Voting was by roll call and tally, in line with rule 89 of the Parliament’s Rules of Procedure. The rule stipulates that voting at the second and third readings of the Bill for an Act of Parliament to amend a provision of the Constitution has to be by roll call and tally.

The ruling party, which has a majority in Parliament, had argued that the age barrier discriminated against the elderly.
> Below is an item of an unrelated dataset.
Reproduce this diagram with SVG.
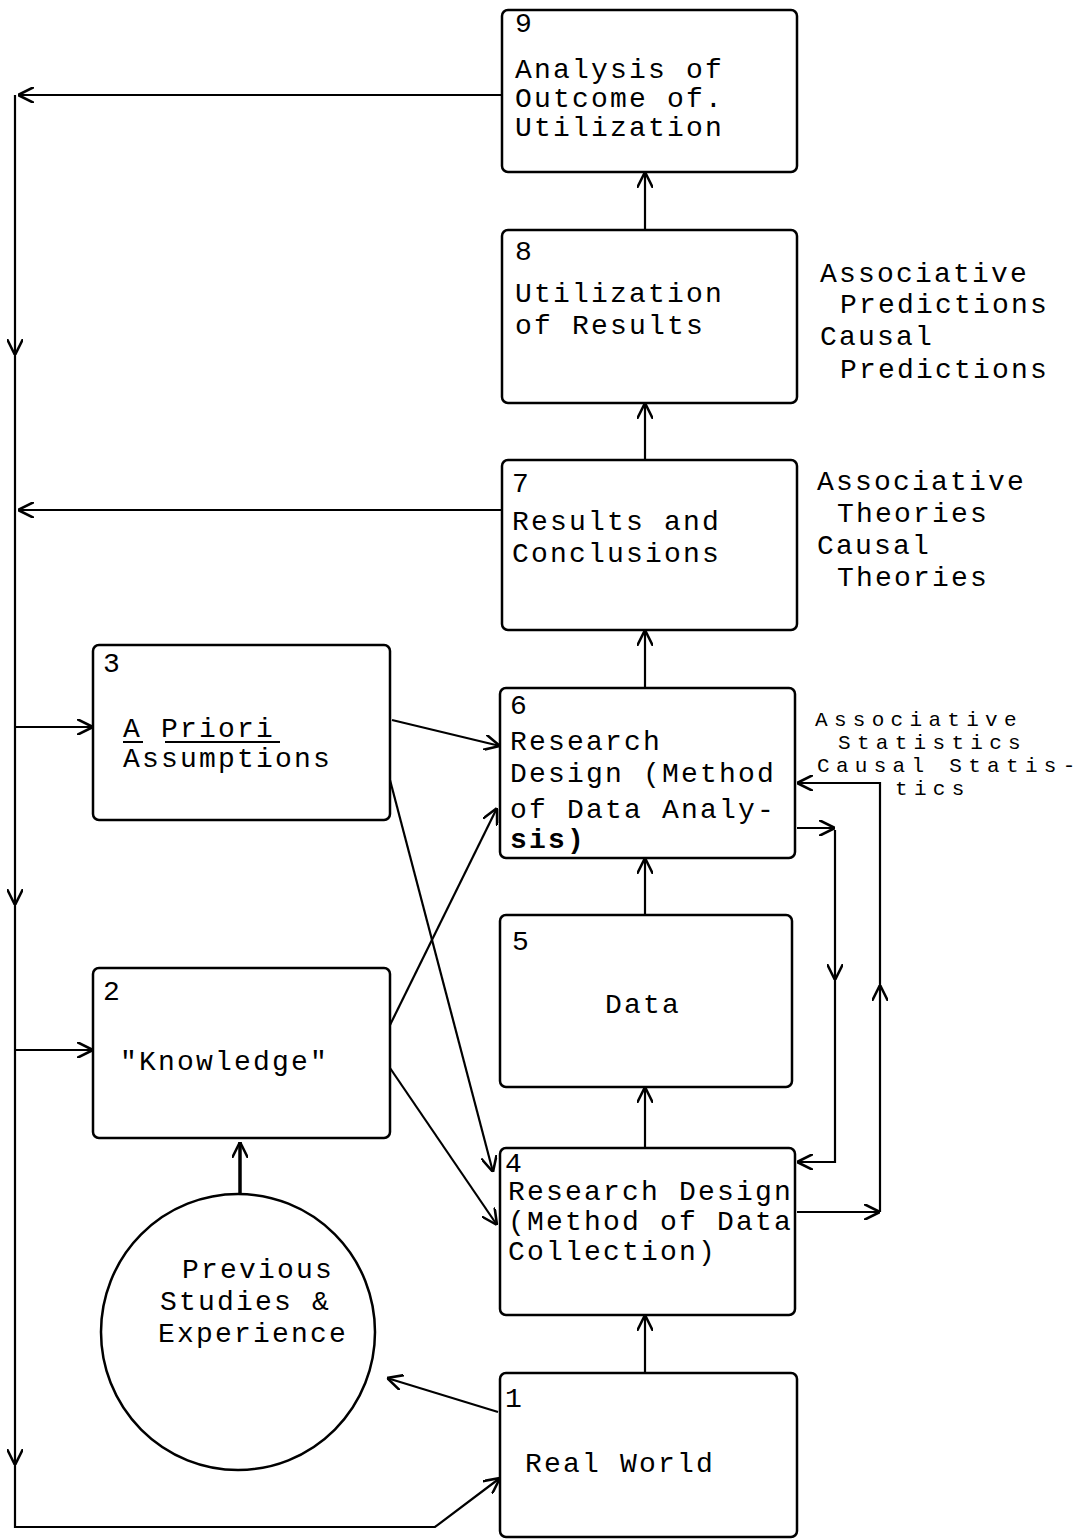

But critics, including many lawmakers who wore red bandanas as a sign of their opposition, insisted the measure was part of what they called Museveni’s plan to rule for life.

The bill removes a measure in the constitution that prevented anyone younger than 35 or older than 75 to run for presidency.

President Museveni who has been in power since 1986, is 73 years old and would have been ineligible to run again in 2021.

Parliament voted in favour of the amendment, with the minority against it and two abstentions, parliament Speaker Rebecca Kadaga said. “Therefore the motion has been carried.’’

The president now has to sign the bill into law.

Uganda once had term limits but they were jettisoned in 2005 amid accusations that lawmakers had been bribed to amend the constitution in favor of Museveni. That left the age barrier the only obstacle to a possible life presidency.

Wednesday’s vote followed heated exchanges and even brawls as opposition lawmakers put up a spirited struggle to prevent the bill from becoming law.

Lawmakers had been offered over $8,000 by the Parliamentary Commission to hold consultations on the issue, money that many considered a bribe.

Some in the opposition returned the money in protest.

During discussions of the bill in September, a number of opposition lawmakers were violently removed from parliamentary chambers by plainclothes soldiers allegedly drawn from the presidential guard. At least two were seriously injured and had to be sent abroad for treatment.